The real risk is not that RISC-V fails, it is that the biggest buyers decide they no longer need an outside CPU IP vendor. SiFive sells blueprints, integration help, and future royalties to a small set of large chip programs, so when a customer cancels a design or brings the work in house, SiFive can lose years of license fees, services revenue, and downstream unit royalties in one move.

  • SiFive is still early in monetization, with 2023 revenue of $38.2 million, more than 400 design wins, over 100 paying customers, and eight of the top ten semiconductor companies in the base. That makes a few large accounts disproportionately important to near term revenue.

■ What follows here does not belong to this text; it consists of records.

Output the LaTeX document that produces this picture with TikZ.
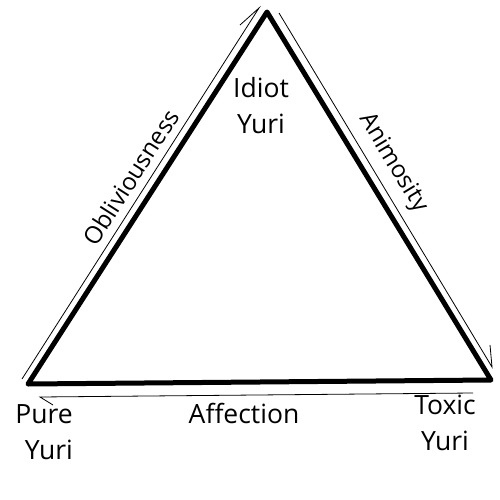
\documentclass[tikz,border=0pt]{standalone}
\usepackage{fontspec}
\setmainfont{Open Sans}
\begin{document}
\begin{tikzpicture}[x=1pt,y=-1pt,
  edge/.style={line width=5pt,line join=round,line cap=round},
  thin/.style={line width=0.8pt},
  lbl/.style={inner sep=0pt,font=\fontsize{26.5}{36}\selectfont,align=center},
  side/.style={inner sep=0pt,font=\fontsize{24}{30}\selectfont}]
\useasboundingbox[fill=white] (0,0) rectangle (500,500);
% vertices
\coordinate (T) at (267,12);
\coordinate (L) at (28,384);
\coordinate (R) at (491,380);
\draw[edge] (T) -- (L) -- (R) -- cycle;
% thin arrows
\coordinate (l1) at (22,379);
\coordinate (l2) at (259,8);
\coordinate (lb) at (240,25);
\coordinate (r1) at (279,13);
\coordinate (r2) at (492,367);
\coordinate (rb) at (490,345);
\coordinate (b1) at (473,393);
\coordinate (b2) at (40,397);
\coordinate (bb) at (53,405);
\draw[thin] (l1) -- (l2) -- (lb);
\draw[thin] (r1) -- (r2) -- (rb);
\draw[thin] (b1) -- (b2) -- (bb);
% labels
\node[lbl] (idiot) at (261,106) {Idiot\\Yuri};
\node[lbl,align=right,anchor=east] (pure) at (73,432) {Pure\\Yuri};
\node[lbl] (toxic) at (445,423) {Toxic\\Yuri};
\node[lbl,anchor=base] (aff) at (244,423) {Affection};
\node[side,rotate=57.4] (obl) at (131,177) {Obliviousness};
\node[side,rotate=-58.8] (ani) at (393,163) {Animosity};
\end{tikzpicture}
\end{document}
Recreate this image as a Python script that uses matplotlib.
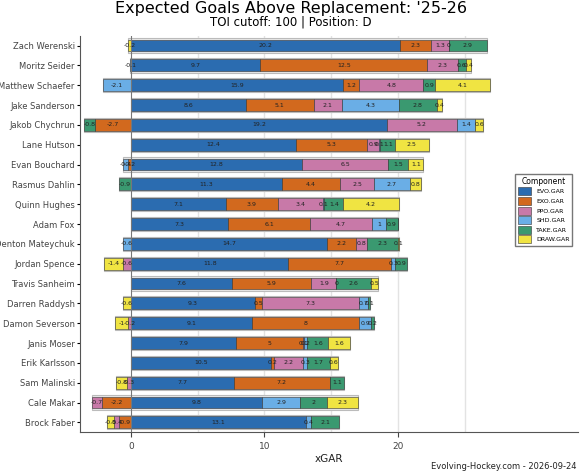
import numpy as np
import matplotlib.pyplot as plt

players = ['Zach Werenski', 'Moritz Seider', 'Matthew Schaefer', 'Jake Sanderson', 'Jakob Chychrun',
           'Lane Hutson', 'Evan Bouchard', 'Rasmus Dahlin', 'Quinn Hughes', 'Adam Fox',
           'Denton Mateychuk', 'Jordan Spence', 'Travis Sanheim', 'Darren Raddysh', 'Damon Severson',
           'Janis Moser', 'Erik Karlsson', 'Sam Malinski', 'Cale Makar', 'Brock Faber']
evo = [20.2, 9.7, 15.9, 8.6, 19.2, 12.4, 12.8, 11.3, 7.1, 7.3, 14.7, 11.8, 7.6, 9.3, 9.1, 7.9, 10.5, 7.7, 9.8, 13.1]
exo = [2.3, 12.5, 1.2, 5.1, -2.7, 5.3, -0.2, 4.4, 3.9, 6.1, 2.2, 7.7, 5.9, 0.5, 8.0, 5.0, 0.2, 7.2, -2.2, -0.9]
ppo = [1.3, 2.3, 4.8, 2.1, 5.2, 0.9, 6.5, 2.5, 3.4, 4.7, 0.8, -0.6, 1.9, 7.3, -0.2, 0.1, 2.2, -0.3, -0.7, -0.4]
sho = [0.0, -0.1, -2.1, 4.3, 1.4, 0.1, -0.4, 2.7, 0.1, 1.0, -0.6, 0.3, 0.0, 0.7, 0.9, 0.2, 0.3, 0.0, 2.9, 0.4]
take = [2.9, 0.6, 0.9, 2.8, -0.8, 1.1, 1.5, -0.9, 1.4, 0.9, 2.3, 0.9, 2.6, 0.1, 0.2, 1.6, 1.7, 1.1, 2.0, 2.1]
draw = [-0.2, 0.4, 4.1, 0.4, 0.6, 2.5, 1.1, 0.8, 4.2, 0.0, 0.1, -1.4, 0.5, -0.6, -1.0, 1.6, 0.6, -0.8, 2.3, -0.5]

comps = ['EVO.GAR', 'EXO.GAR', 'PPO.GAR', 'SHD.GAR', 'TAKE.GAR', 'DRAW.GAR']
colors = ['#2b6cb0', '#d2691e', '#c879a8', '#6aaee6', '#3a9970', '#f0e442']
data = np.array([evo, exo, ppo, sho, take, draw])

fig, ax = plt.subplots(figsize=(5.82, 4.75), dpi=100)
fig.subplots_adjust(left=0.138, right=0.993, top=0.925, bottom=0.09)
y = np.arange(len(players))

pos = np.where(data > 0, data, 0)
neg = np.where(data < 0, data, 0)
# grey background span
ax.barh(y, pos.sum(0) - neg.sum(0), left=neg.sum(0), height=0.72, color='#e6e6e6',
        edgecolor='#bbbbbb', linewidth=0.8, zorder=1)
pl = np.zeros(len(players))
nl = np.zeros(len(players))
for i, c in enumerate(comps):
    v = data[i]
    left = np.where(v >= 0, pl, nl + v)
    ax.barh(y, v, left=np.where(v >= 0, pl, nl), height=0.6, color=colors[i],
            edgecolor='#333333', linewidth=0.4, label=c, zorder=2)
    for j in range(len(players)):
        if v[j] != 0 or (i == 3 and j in (0, 12)):
            lab = f'{v[j]:g}'
            ax.text(left[j] + abs(v[j]) / 2, y[j], lab, ha='center', va='center',
                    fontsize=4.5, color='#222222', zorder=3)
    pl = pl + np.where(v > 0, v, 0)
    nl = nl + np.where(v < 0, v, 0)

ax.set_yticks(y)
ax.set_yticklabels(players, fontsize=6, color='#444444')
ax.invert_yaxis()
ax.set_ylim(len(players) - 0.5, -0.5)
ax.set_xlim(-3.8, 33.5)
ax.set_xticks([0, 10, 20])
ax.tick_params(axis='x', labelsize=6.5, colors='#444444')
ax.tick_params(axis='y', length=2.5, pad=1.5)
for xv in [0, 5, 10, 15, 20, 25]:
    ax.axvline(xv, color='#e3e3e3' if xv else '#777777', linewidth=1.0 if xv else 0.8, zorder=0 if xv else 2.5)
ax.spines['top'].set_visible(False)
ax.spines['right'].set_visible(False)
ax.spines['left'].set_color('#555555')
ax.spines['bottom'].set_color('#555555')
ax.set_xlabel('xGAR', fontsize=7.5, color='#222222', labelpad=2)
fig.suptitle("Expected Goals Above Replacement: '25-26", fontsize=11.5, y=0.997)
fig.text(0.5, 0.947, 'TOI cutoff: 100 | Position: D', ha='center', fontsize=8.5)
fig.text(0.99, 0.012, 'Evolving-Hockey.com - 2026-09-24', ha='right', fontsize=6, color='#222222')
leg = ax.legend(title='Component', loc='center right', fontsize=4.5, title_fontsize=5.5,
                frameon=True, edgecolor='#555555', fancybox=False, handlelength=2.2,
                handleheight=1.6, labelspacing=0.25, bbox_to_anchor=(0.995, 0.56))
plt.savefig('out.png', dpi=100)
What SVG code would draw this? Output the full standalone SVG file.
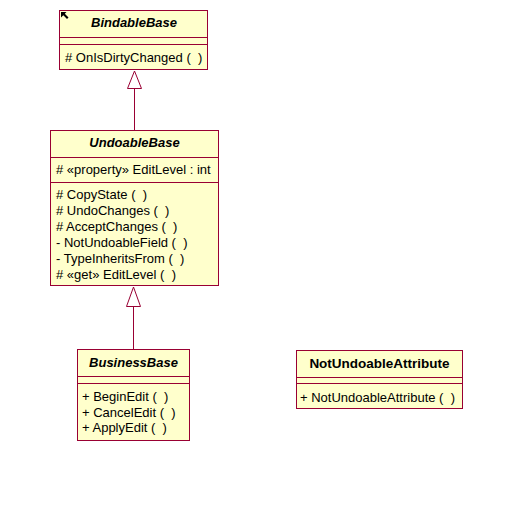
<svg xmlns="http://www.w3.org/2000/svg" width="523" height="513" viewBox="0 0 523 513">
<style>
.box{fill:#FFFFCC;stroke:#990033;stroke-width:1}
.sep{stroke:#990033;stroke-width:1}
text{white-space:pre}
.t{font-family:"Liberation Sans",Arial,sans-serif;font-size:13px;fill:#000}
.n{font-family:"Liberation Sans",Arial,sans-serif;font-size:13px;font-weight:bold;font-style:italic;fill:#000;text-anchor:middle}
.nb{font-family:"Liberation Sans",Arial,sans-serif;font-size:13.5px;font-weight:bold;fill:#000;text-anchor:middle}
.edge{stroke:#990033;stroke-width:1;fill:none}
.tri{stroke:#990033;stroke-width:1;fill:#fff}
</style>
<rect width="523" height="513" fill="#fff"/>
<g id="edges">
<line class="edge" x1="134.5" y1="88" x2="134.5" y2="130.5"/>
<polygon class="tri" points="134.5,71 127.5,88.5 141.5,88.5"/>
<line class="edge" x1="133.5" y1="306" x2="133.5" y2="349.5"/>
<polygon class="tri" points="133.5,287 126.5,306.5 140.5,306.5"/>
</g>
<g id="BindableBase">
<rect class="box" x="59.5" y="10.5" width="148" height="59"/>
<line class="sep" x1="59.5" y1="37.5" x2="207.5" y2="37.5"/>
<line class="sep" x1="59.5" y1="44.5" x2="207.5" y2="44.5"/>
<path d="M61,12 L66.5,12 L64.8,13.8 L68.5,17.5 L67,19 L63.3,15.3 L61,17.5 Z" fill="#000"/>
<text class="n" x="134" y="27">BindableBase</text>
<text class="t" x="65" y="62" xml:space="preserve"># OnIsDirtyChanged (  )</text>
</g>
<g id="UndoableBase">
<rect class="box" x="50.5" y="130.5" width="168" height="155"/>
<line class="sep" x1="50.5" y1="157.5" x2="218.5" y2="157.5"/>
<line class="sep" x1="50.5" y1="182.5" x2="218.5" y2="182.5"/>
<text class="n" x="134.5" y="147">UndoableBase</text>
<text class="t" x="56" y="174" xml:space="preserve"># «property» EditLevel : int</text>
<text class="t" x="56" y="199" xml:space="preserve"># CopyState (  )</text>
<text class="t" x="56" y="215" xml:space="preserve"># UndoChanges (  )</text>
<text class="t" x="56" y="231" xml:space="preserve"># AcceptChanges (  )</text>
<text class="t" x="56" y="247" xml:space="preserve">- NotUndoableField (  )</text>
<text class="t" x="56" y="263" xml:space="preserve">- TypeInheritsFrom (  )</text>
<text class="t" x="56" y="279" xml:space="preserve"># «get» EditLevel (  )</text>
</g>
<g id="BusinessBase">
<rect class="box" x="77.5" y="349.5" width="112" height="91"/>
<line class="sep" x1="77.5" y1="376.5" x2="189.5" y2="376.5"/>
<line class="sep" x1="77.5" y1="383.5" x2="189.5" y2="383.5"/>
<text class="n" x="133.5" y="367">BusinessBase</text>
<text class="t" x="82" y="401" xml:space="preserve">+ BeginEdit (  )</text>
<text class="t" x="82" y="416.5" xml:space="preserve">+ CancelEdit (  )</text>
<text class="t" x="82" y="432" xml:space="preserve">+ ApplyEdit (  )</text>
</g>
<g id="NotUndoableAttribute">
<rect class="box" x="296.5" y="350.5" width="166" height="58"/>
<line class="sep" x1="296.5" y1="377.5" x2="462.5" y2="377.5"/>
<line class="sep" x1="296.5" y1="383.5" x2="462.5" y2="383.5"/>
<text class="nb" x="379.5" y="368">NotUndoableAttribute</text>
<text class="t" x="300" y="402" xml:space="preserve">+ NotUndoableAttribute (  )</text>
</g>
</svg>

  • Intel had used RISC-V partly to broaden Intel Foundry's customer funnel, then shut down its Pathfinder program as it pulled back from noncore efforts. That kind of reversal matters because SiFive often gets paid at project start, then waits years for production royalties that disappear if the program dies.
  • Meta's move to buy Rivos fits the same pattern from the other direction. Once a hyperscaler owns the CPU team outright, the spend shifts from external IP licenses to internal engineering payroll, and SiFive loses not only a customer but also a platform builder that could have pushed RISC-V tooling and adoption wider.

Going forward, the prize for SiFive is to win customers that want custom silicon but do not want a permanent CPU design organization. That pushes the company toward automotive, industrial, and infrastructure programs where long product lives and repeatable royalty streams matter more than a single hyperscaler moonshot.